* BEGIN *

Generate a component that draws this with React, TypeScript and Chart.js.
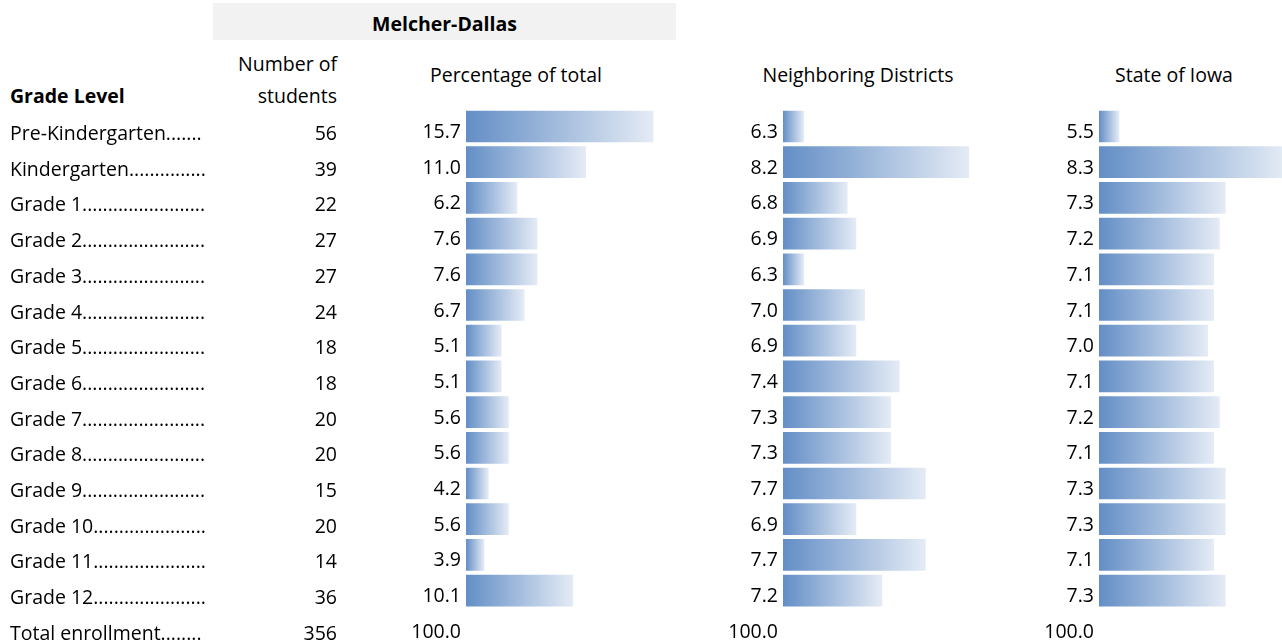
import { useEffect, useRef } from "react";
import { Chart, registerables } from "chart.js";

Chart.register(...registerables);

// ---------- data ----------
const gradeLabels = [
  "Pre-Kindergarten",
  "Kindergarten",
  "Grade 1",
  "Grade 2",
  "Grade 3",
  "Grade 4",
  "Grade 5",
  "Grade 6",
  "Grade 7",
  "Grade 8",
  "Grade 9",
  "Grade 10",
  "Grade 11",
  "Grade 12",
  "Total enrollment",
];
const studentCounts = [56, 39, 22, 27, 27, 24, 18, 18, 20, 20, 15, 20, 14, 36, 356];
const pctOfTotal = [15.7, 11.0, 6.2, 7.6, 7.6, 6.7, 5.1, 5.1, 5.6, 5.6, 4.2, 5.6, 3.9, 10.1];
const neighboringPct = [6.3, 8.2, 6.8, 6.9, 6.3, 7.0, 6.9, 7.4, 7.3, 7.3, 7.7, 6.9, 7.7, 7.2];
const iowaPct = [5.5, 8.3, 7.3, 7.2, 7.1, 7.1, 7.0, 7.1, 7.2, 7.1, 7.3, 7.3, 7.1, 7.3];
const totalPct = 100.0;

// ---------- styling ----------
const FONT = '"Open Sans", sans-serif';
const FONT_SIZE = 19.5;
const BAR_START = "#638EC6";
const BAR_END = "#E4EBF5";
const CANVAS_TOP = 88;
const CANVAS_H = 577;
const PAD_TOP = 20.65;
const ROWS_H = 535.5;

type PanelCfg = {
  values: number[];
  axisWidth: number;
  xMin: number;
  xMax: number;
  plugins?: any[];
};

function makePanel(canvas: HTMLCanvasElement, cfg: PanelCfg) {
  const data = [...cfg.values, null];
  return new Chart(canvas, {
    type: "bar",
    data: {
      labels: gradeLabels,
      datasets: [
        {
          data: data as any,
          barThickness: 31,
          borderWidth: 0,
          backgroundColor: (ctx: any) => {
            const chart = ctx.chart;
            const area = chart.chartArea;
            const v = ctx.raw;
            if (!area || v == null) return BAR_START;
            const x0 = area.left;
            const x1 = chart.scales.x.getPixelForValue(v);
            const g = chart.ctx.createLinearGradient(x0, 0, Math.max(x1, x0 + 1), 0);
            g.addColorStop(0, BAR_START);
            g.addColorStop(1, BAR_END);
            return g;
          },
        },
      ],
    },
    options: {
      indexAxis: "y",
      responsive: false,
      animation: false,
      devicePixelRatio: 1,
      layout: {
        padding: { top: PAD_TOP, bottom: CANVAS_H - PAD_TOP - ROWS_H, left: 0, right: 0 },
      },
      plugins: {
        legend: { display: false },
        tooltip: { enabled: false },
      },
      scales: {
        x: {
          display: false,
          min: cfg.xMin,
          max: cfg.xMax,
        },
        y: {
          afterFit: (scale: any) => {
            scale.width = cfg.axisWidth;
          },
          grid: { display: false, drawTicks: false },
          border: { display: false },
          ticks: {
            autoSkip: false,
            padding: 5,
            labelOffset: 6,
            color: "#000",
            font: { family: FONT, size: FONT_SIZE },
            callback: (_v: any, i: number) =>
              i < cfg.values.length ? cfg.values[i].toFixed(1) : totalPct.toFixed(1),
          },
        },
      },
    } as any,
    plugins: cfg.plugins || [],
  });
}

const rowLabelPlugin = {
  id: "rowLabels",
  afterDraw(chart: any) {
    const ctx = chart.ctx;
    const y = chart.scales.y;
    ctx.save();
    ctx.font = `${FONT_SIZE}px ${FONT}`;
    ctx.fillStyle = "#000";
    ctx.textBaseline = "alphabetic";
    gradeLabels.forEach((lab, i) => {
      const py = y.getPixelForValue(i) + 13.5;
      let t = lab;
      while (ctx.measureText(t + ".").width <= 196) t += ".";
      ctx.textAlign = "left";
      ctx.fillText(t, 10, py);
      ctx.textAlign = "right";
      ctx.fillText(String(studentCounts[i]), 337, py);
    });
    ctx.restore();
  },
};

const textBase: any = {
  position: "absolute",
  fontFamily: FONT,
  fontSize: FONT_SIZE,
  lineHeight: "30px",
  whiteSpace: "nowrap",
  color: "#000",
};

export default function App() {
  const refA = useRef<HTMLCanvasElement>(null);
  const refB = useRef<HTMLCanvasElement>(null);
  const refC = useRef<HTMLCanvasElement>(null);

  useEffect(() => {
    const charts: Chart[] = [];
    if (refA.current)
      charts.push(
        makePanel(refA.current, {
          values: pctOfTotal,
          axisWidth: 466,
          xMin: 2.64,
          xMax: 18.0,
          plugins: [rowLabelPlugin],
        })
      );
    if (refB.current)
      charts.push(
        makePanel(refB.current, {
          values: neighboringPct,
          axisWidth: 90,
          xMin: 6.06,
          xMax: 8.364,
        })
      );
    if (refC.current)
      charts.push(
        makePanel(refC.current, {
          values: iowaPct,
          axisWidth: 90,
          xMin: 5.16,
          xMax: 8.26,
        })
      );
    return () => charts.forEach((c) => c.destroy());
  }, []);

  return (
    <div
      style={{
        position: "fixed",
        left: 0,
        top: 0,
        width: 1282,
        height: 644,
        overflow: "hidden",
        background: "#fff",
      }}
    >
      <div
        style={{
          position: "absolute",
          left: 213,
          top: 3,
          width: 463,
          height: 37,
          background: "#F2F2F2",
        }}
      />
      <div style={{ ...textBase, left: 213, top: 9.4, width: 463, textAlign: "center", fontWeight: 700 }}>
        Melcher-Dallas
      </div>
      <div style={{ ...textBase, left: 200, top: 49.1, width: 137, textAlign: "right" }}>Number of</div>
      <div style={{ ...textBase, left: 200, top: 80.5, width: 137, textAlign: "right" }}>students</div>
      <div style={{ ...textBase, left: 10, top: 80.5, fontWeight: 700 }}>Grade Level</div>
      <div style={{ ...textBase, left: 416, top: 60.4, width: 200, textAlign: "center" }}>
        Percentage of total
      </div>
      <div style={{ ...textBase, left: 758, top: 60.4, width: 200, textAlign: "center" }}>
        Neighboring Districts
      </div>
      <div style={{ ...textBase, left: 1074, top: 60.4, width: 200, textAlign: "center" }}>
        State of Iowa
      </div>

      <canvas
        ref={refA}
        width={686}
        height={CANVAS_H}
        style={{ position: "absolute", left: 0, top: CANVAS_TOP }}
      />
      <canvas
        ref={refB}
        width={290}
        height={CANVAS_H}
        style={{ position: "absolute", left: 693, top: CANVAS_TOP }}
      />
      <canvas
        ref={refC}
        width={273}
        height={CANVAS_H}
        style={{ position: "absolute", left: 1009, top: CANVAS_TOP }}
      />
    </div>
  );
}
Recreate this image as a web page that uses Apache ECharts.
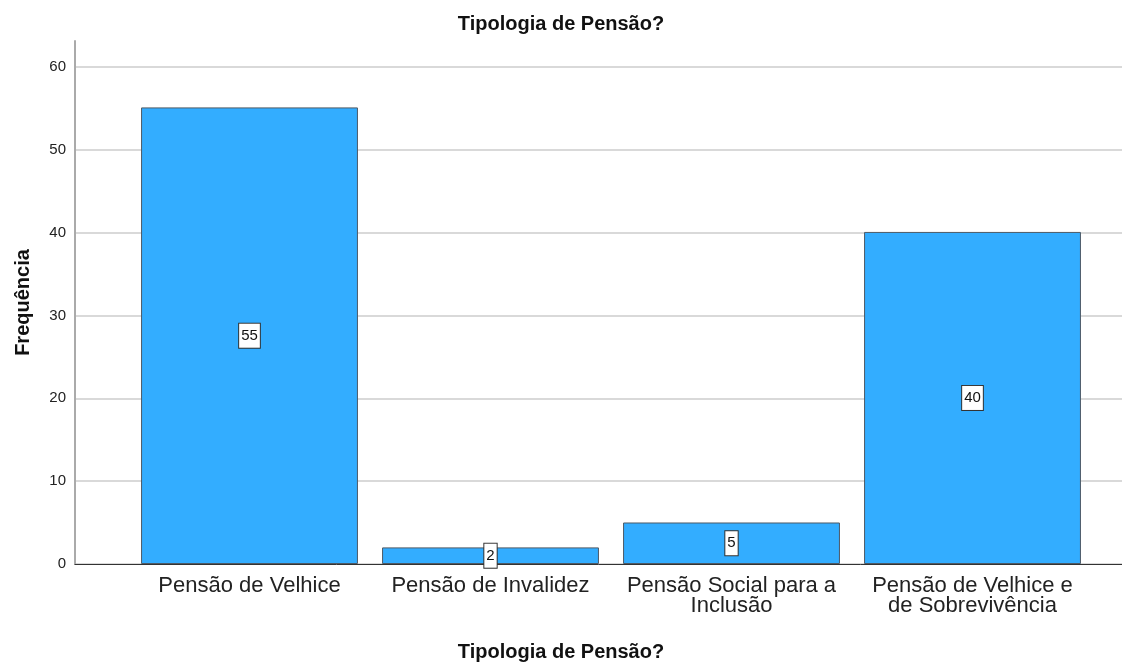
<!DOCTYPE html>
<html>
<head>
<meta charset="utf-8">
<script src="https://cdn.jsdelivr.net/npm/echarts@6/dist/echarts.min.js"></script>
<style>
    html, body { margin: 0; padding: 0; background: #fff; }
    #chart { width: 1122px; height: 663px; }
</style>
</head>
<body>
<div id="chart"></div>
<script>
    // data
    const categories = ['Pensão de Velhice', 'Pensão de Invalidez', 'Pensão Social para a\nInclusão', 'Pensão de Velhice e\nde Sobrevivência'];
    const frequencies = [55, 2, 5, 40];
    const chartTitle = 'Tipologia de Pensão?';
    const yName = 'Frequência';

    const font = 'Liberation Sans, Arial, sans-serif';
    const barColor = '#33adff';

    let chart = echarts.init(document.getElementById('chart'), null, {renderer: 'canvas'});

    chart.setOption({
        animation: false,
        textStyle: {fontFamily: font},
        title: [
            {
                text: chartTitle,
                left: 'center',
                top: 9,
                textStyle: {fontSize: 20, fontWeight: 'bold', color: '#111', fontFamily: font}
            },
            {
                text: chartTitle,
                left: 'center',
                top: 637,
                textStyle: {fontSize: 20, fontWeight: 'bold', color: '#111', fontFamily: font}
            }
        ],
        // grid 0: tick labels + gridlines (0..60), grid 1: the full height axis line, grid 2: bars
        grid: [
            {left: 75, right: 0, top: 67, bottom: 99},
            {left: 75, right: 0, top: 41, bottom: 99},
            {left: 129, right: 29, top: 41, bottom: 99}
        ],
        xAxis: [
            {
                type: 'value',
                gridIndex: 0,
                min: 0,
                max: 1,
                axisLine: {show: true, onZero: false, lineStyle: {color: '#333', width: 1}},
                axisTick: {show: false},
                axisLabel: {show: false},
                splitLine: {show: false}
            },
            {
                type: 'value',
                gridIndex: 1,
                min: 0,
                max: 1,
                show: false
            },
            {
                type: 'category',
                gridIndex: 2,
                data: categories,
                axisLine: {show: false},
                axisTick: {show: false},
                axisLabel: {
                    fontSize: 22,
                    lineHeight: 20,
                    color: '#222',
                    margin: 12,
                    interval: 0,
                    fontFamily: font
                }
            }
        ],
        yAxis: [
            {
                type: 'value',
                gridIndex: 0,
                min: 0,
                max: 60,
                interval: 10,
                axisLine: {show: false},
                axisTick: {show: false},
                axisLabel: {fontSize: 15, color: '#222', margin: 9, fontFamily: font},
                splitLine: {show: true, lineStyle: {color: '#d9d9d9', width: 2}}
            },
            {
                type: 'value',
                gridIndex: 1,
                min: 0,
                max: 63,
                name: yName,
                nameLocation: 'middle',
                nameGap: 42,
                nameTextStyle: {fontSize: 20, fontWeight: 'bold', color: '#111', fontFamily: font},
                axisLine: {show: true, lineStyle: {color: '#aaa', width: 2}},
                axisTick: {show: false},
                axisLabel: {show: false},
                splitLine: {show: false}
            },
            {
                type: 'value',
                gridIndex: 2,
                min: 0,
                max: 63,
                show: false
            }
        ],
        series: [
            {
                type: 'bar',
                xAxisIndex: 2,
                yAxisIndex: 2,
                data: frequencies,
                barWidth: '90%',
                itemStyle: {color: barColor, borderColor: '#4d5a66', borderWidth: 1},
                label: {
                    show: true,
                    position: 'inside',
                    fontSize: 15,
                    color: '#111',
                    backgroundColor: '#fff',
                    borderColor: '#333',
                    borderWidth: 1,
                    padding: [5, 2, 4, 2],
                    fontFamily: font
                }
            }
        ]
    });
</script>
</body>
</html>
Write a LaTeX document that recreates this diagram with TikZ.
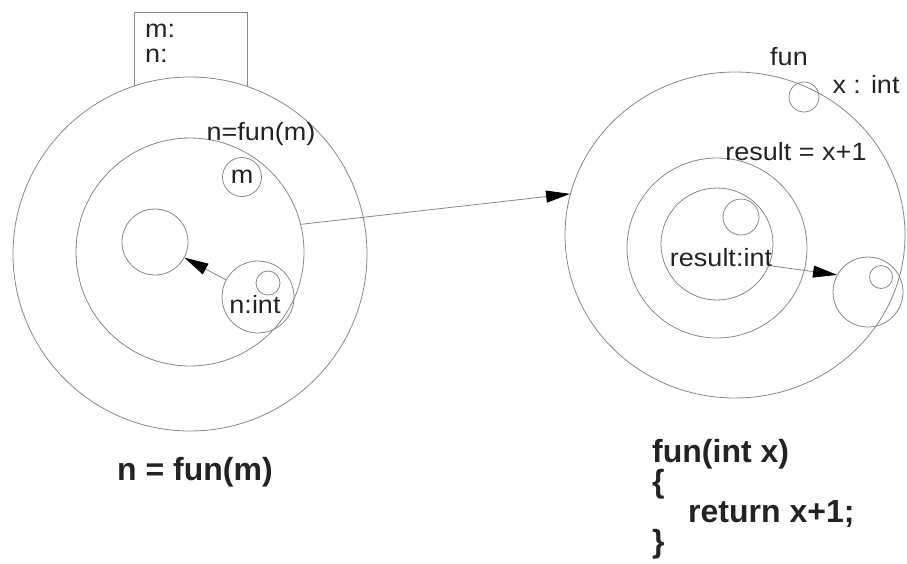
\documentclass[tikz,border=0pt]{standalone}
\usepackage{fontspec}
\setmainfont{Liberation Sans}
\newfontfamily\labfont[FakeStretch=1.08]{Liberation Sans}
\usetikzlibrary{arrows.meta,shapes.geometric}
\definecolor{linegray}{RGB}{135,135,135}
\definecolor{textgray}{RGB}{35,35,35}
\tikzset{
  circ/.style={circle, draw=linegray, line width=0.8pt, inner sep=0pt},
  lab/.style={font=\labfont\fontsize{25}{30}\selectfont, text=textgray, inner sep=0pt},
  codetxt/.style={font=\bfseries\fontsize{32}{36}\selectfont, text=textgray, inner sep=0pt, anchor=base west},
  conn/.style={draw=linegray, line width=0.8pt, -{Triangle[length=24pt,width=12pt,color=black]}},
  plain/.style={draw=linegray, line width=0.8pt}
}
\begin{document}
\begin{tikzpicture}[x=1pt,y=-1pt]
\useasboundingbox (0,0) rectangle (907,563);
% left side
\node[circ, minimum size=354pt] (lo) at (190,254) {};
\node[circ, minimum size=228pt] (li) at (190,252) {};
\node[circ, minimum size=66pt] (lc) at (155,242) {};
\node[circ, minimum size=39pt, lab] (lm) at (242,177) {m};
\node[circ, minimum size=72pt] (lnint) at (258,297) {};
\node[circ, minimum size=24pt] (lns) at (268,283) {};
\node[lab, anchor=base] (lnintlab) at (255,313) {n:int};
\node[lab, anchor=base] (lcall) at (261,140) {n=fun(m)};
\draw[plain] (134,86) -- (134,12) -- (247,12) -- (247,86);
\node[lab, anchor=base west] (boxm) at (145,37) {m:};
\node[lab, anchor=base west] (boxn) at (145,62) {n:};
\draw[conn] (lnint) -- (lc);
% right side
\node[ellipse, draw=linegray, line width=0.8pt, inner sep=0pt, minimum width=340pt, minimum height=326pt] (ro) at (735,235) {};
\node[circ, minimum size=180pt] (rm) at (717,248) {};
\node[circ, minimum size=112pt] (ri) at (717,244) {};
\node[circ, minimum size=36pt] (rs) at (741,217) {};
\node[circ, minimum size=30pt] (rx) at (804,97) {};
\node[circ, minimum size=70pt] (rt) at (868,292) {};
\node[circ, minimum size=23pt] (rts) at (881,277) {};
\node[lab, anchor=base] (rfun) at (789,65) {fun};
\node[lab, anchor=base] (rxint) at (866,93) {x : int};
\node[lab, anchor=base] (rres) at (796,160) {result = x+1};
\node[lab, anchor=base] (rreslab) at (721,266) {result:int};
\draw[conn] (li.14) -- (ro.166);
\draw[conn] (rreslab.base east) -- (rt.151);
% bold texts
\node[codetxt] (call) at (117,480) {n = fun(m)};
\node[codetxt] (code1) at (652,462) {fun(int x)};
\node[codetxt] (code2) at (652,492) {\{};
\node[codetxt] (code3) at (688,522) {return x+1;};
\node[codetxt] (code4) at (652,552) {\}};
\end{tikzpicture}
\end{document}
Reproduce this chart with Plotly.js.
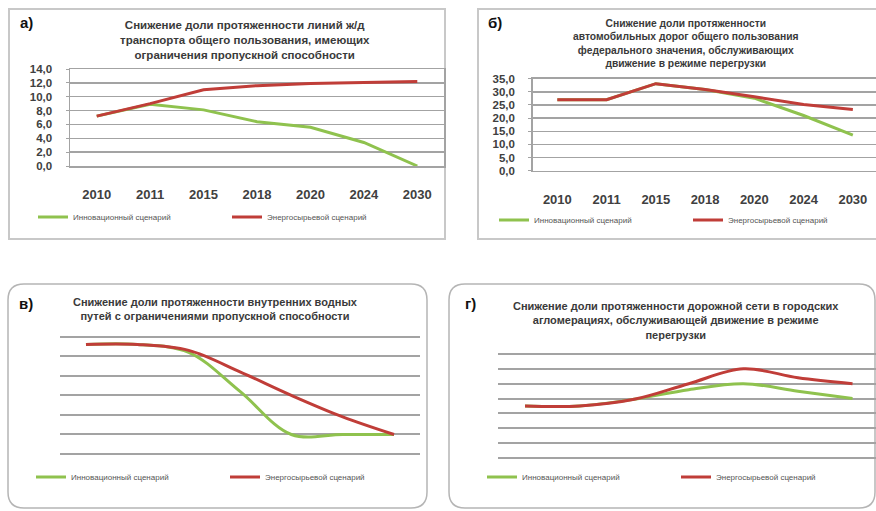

* END *

Work required » Without any pictures, reproduce the lines from the first one in the material through the line that has "Chart.register(...registerables);", exactly as they appear.

Expected answer »
Generate a component that draws this with React, TypeScript and Chart.js.
import { useEffect, useRef } from "react";
import { Chart, registerables } from "chart.js";

Chart.register(...registerables);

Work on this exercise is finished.